--- START ---

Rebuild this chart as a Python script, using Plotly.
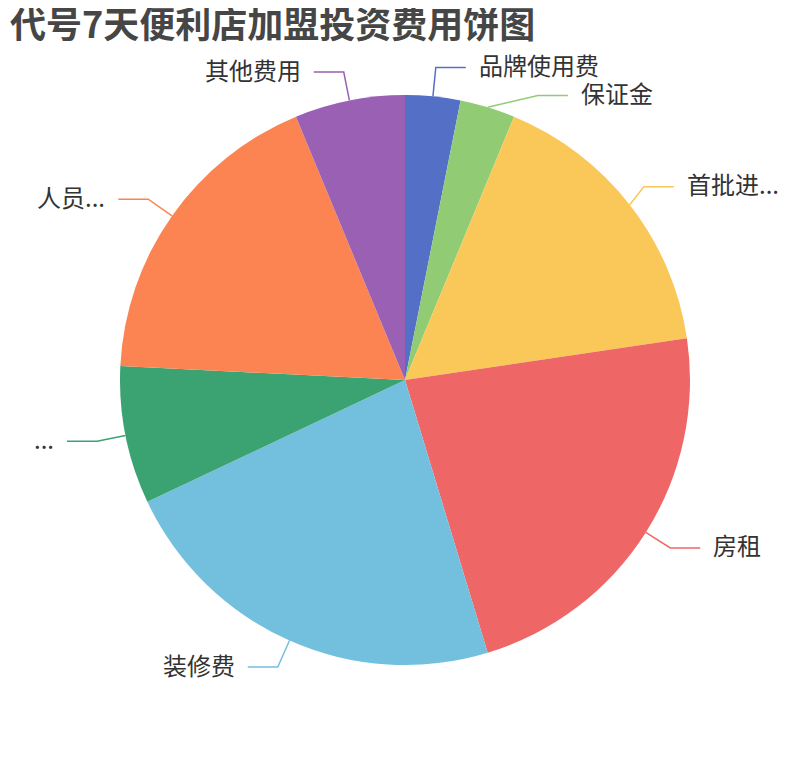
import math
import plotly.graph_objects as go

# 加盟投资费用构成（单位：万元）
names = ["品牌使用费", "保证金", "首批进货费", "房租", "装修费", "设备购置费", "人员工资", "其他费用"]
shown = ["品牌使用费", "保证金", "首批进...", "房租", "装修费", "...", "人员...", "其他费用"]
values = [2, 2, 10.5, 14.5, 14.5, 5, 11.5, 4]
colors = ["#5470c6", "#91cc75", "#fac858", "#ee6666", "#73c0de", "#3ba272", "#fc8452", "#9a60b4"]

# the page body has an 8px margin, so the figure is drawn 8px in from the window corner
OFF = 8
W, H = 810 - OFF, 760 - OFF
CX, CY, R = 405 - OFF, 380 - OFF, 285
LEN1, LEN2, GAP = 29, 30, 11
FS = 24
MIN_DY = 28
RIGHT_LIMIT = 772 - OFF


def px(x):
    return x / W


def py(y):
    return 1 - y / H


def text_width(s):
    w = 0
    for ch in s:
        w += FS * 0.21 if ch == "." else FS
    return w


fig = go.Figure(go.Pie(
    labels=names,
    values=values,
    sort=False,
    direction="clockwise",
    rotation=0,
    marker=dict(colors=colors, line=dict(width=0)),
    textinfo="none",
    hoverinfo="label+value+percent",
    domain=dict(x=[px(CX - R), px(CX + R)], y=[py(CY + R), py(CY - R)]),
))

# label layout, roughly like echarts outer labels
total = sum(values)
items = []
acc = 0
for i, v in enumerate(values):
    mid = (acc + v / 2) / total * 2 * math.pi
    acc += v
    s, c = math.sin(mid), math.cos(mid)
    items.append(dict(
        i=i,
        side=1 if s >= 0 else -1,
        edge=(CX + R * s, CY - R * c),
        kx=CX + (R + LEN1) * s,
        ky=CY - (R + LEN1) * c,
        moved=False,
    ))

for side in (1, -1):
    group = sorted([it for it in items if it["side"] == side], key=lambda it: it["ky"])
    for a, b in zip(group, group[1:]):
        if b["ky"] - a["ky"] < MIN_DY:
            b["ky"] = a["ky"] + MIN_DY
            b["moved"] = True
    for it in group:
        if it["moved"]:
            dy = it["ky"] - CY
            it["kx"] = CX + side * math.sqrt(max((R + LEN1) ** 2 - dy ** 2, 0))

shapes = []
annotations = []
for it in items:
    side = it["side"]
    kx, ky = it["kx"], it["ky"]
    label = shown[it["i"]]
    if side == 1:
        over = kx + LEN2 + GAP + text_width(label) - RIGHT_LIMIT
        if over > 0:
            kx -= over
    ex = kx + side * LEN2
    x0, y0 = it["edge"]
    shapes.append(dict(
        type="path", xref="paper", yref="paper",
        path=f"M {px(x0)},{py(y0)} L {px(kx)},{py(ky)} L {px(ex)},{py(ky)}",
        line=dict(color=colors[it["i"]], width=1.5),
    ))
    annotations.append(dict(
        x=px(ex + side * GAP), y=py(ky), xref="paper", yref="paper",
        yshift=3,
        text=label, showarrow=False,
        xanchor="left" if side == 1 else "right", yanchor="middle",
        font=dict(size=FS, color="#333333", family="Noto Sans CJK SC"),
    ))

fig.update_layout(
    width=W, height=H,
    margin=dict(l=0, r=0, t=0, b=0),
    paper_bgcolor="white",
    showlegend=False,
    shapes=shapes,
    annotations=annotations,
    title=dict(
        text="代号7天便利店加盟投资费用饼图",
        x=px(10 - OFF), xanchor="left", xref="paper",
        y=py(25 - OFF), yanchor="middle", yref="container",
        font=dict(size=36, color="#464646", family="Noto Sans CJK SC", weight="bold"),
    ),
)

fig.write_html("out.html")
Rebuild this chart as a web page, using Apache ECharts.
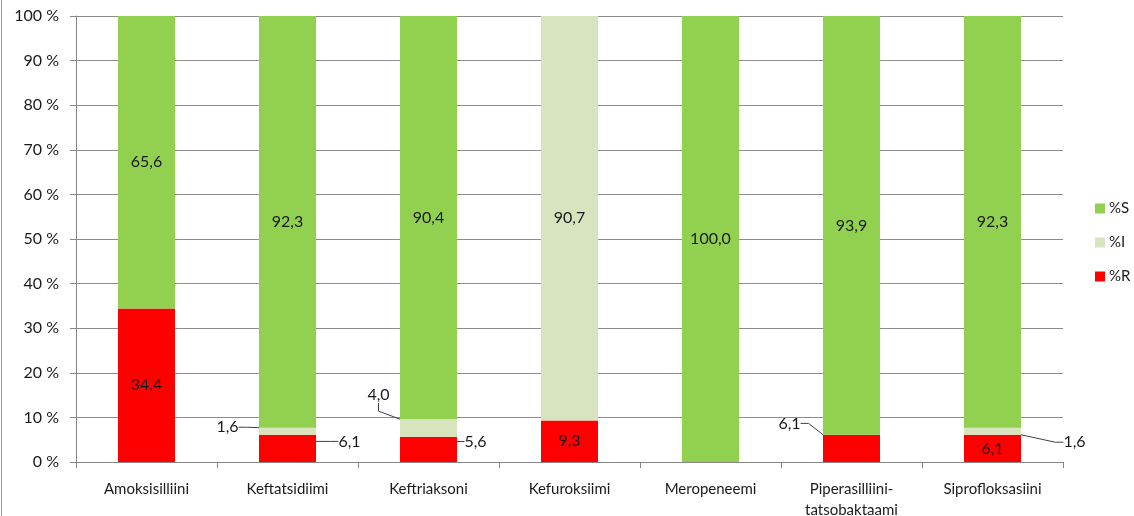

--- END ---

Task brief:
Restate the entire listing word for word, excluding pictures.

Full answer:
Rebuild this chart as a Python script, using Plotly.
import math
import plotly.graph_objects as go

# 加盟投资费用构成（单位：万元）
names = ["品牌使用费", "保证金", "首批进货费", "房租", "装修费", "设备购置费", "人员工资", "其他费用"]
shown = ["品牌使用费", "保证金", "首批进...", "房租", "装修费", "...", "人员...", "其他费用"]
values = [2, 2, 10.5, 14.5, 14.5, 5, 11.5, 4]
colors = ["#5470c6", "#91cc75", "#fac858", "#ee6666", "#73c0de", "#3ba272", "#fc8452", "#9a60b4"]

# the page body has an 8px margin, so the figure is drawn 8px in from the window corner
OFF = 8
W, H = 810 - OFF, 760 - OFF
CX, CY, R = 405 - OFF, 380 - OFF, 285
LEN1, LEN2, GAP = 29, 30, 11
FS = 24
MIN_DY = 28
RIGHT_LIMIT = 772 - OFF


def px(x):
    return x / W


def py(y):
    return 1 - y / H


def text_width(s):
    w = 0
    for ch in s:
        w += FS * 0.21 if ch == "." else FS
    return w


fig = go.Figure(go.Pie(
    labels=names,
    values=values,
    sort=False,
    direction="clockwise",
    rotation=0,
    marker=dict(colors=colors, line=dict(width=0)),
    textinfo="none",
    hoverinfo="label+value+percent",
    domain=dict(x=[px(CX - R), px(CX + R)], y=[py(CY + R), py(CY - R)]),
))

# label layout, roughly like echarts outer labels
total = sum(values)
items = []
acc = 0
for i, v in enumerate(values):
    mid = (acc + v / 2) / total * 2 * math.pi
    acc += v
    s, c = math.sin(mid), math.cos(mid)
    items.append(dict(
        i=i,
        side=1 if s >= 0 else -1,
        edge=(CX + R * s, CY - R * c),
        kx=CX + (R + LEN1) * s,
        ky=CY - (R + LEN1) * c,
        moved=False,
    ))

for side in (1, -1):
    group = sorted([it for it in items if it["side"] == side], key=lambda it: it["ky"])
    for a, b in zip(group, group[1:]):
        if b["ky"] - a["ky"] < MIN_DY:
            b["ky"] = a["ky"] + MIN_DY
            b["moved"] = True
    for it in group:
        if it["moved"]:
            dy = it["ky"] - CY
            it["kx"] = CX + side * math.sqrt(max((R + LEN1) ** 2 - dy ** 2, 0))

shapes = []
annotations = []
for it in items:
    side = it["side"]
    kx, ky = it["kx"], it["ky"]
    label = shown[it["i"]]
    if side == 1:
        over = kx + LEN2 + GAP + text_width(label) - RIGHT_LIMIT
        if over > 0:
            kx -= over
    ex = kx + side * LEN2
    x0, y0 = it["edge"]
    shapes.append(dict(
        type="path", xref="paper", yref="paper",
        path=f"M {px(x0)},{py(y0)} L {px(kx)},{py(ky)} L {px(ex)},{py(ky)}",
        line=dict(color=colors[it["i"]], width=1.5),
    ))
    annotations.append(dict(
        x=px(ex + side * GAP), y=py(ky), xref="paper", yref="paper",
        yshift=3,
        text=label, showarrow=False,
        xanchor="left" if side == 1 else "right", yanchor="middle",
        font=dict(size=FS, color="#333333", family="Noto Sans CJK SC"),
    ))

fig.update_layout(
    width=W, height=H,
    margin=dict(l=0, r=0, t=0, b=0),
    paper_bgcolor="white",
    showlegend=False,
    shapes=shapes,
    annotations=annotations,
    title=dict(
        text="代号7天便利店加盟投资费用饼图",
        x=px(10 - OFF), xanchor="left", xref="paper",
        y=py(25 - OFF), yanchor="middle", yref="container",
        font=dict(size=36, color="#464646", family="Noto Sans CJK SC", weight="bold"),
    ),
)

fig.write_html("out.html")
Rebuild this chart as a web page, using Apache ECharts.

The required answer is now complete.